● **DO THIS**:
Each line of the material must be returned exactly.

● **DATASET SECTION**:
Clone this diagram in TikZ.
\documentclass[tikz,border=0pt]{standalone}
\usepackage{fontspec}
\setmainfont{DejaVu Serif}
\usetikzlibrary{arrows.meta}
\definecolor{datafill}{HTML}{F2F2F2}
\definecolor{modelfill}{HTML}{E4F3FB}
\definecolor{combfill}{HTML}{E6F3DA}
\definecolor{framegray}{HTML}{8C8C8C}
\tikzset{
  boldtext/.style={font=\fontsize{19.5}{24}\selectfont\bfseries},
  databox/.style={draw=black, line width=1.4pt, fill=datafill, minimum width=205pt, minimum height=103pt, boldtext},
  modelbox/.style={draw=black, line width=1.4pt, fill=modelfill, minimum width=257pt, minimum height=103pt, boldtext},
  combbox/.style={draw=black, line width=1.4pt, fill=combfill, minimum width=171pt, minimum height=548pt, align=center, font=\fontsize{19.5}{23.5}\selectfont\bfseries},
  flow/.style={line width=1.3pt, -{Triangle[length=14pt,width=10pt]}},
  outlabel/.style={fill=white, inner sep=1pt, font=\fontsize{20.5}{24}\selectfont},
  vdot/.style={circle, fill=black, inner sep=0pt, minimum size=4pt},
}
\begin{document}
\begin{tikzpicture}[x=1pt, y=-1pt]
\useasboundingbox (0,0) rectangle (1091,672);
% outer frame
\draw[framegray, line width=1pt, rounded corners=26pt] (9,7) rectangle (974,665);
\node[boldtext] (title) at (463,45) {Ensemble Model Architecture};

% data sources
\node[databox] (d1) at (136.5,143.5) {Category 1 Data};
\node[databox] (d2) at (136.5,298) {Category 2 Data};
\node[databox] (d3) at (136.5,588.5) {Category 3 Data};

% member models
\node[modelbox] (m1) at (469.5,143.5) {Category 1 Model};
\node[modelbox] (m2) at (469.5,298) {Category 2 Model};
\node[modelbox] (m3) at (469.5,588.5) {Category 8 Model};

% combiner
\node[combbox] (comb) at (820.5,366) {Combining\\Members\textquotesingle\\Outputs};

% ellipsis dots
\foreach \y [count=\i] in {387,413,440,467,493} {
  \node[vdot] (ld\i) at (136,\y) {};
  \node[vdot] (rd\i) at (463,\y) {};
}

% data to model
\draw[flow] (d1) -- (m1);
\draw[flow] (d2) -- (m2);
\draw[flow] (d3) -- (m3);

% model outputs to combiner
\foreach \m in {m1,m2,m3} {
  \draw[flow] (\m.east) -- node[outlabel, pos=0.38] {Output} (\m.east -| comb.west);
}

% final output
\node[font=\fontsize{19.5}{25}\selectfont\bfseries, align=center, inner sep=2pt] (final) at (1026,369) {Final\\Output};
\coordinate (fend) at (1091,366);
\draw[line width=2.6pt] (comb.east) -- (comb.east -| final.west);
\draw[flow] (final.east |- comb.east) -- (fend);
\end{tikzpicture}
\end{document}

● **THE COMPLETED TASK**:
Clone this diagram in TikZ.
\documentclass[tikz,border=0pt]{standalone}
\usepackage{fontspec}
\setmainfont{DejaVu Serif}
\usetikzlibrary{arrows.meta}
\definecolor{datafill}{HTML}{F2F2F2}
\definecolor{modelfill}{HTML}{E4F3FB}
\definecolor{combfill}{HTML}{E6F3DA}
\definecolor{framegray}{HTML}{8C8C8C}
\tikzset{
  boldtext/.style={font=\fontsize{19.5}{24}\selectfont\bfseries},
  databox/.style={draw=black, line width=1.4pt, fill=datafill, minimum width=205pt, minimum height=103pt, boldtext},
  modelbox/.style={draw=black, line width=1.4pt, fill=modelfill, minimum width=257pt, minimum height=103pt, boldtext},
  combbox/.style={draw=black, line width=1.4pt, fill=combfill, minimum width=171pt, minimum height=548pt, align=center, font=\fontsize{19.5}{23.5}\selectfont\bfseries},
  flow/.style={line width=1.3pt, -{Triangle[length=14pt,width=10pt]}},
  outlabel/.style={fill=white, inner sep=1pt, font=\fontsize{20.5}{24}\selectfont},
  vdot/.style={circle, fill=black, inner sep=0pt, minimum size=4pt},
}
\begin{document}
\begin{tikzpicture}[x=1pt, y=-1pt]
\useasboundingbox (0,0) rectangle (1091,672);
% outer frame
\draw[framegray, line width=1pt, rounded corners=26pt] (9,7) rectangle (974,665);
\node[boldtext] (title) at (463,45) {Ensemble Model Architecture};

% data sources
\node[databox] (d1) at (136.5,143.5) {Category 1 Data};
\node[databox] (d2) at (136.5,298) {Category 2 Data};
\node[databox] (d3) at (136.5,588.5) {Category 3 Data};

% member models
\node[modelbox] (m1) at (469.5,143.5) {Category 1 Model};
\node[modelbox] (m2) at (469.5,298) {Category 2 Model};
\node[modelbox] (m3) at (469.5,588.5) {Category 8 Model};

% combiner
\node[combbox] (comb) at (820.5,366) {Combining\\Members\textquotesingle\\Outputs};

% ellipsis dots
\foreach \y [count=\i] in {387,413,440,467,493} {
  \node[vdot] (ld\i) at (136,\y) {};
  \node[vdot] (rd\i) at (463,\y) {};
}

% data to model
\draw[flow] (d1) -- (m1);
\draw[flow] (d2) -- (m2);
\draw[flow] (d3) -- (m3);

% model outputs to combiner
\foreach \m in {m1,m2,m3} {
  \draw[flow] (\m.east) -- node[outlabel, pos=0.38] {Output} (\m.east -| comb.west);
}

% final output
\node[font=\fontsize{19.5}{25}\selectfont\bfseries, align=center, inner sep=2pt] (final) at (1026,369) {Final\\Output};
\coordinate (fend) at (1091,366);
\draw[line width=2.6pt] (comb.east) -- (comb.east -| final.west);
\draw[flow] (final.east |- comb.east) -- (fend);
\end{tikzpicture}
\end{document}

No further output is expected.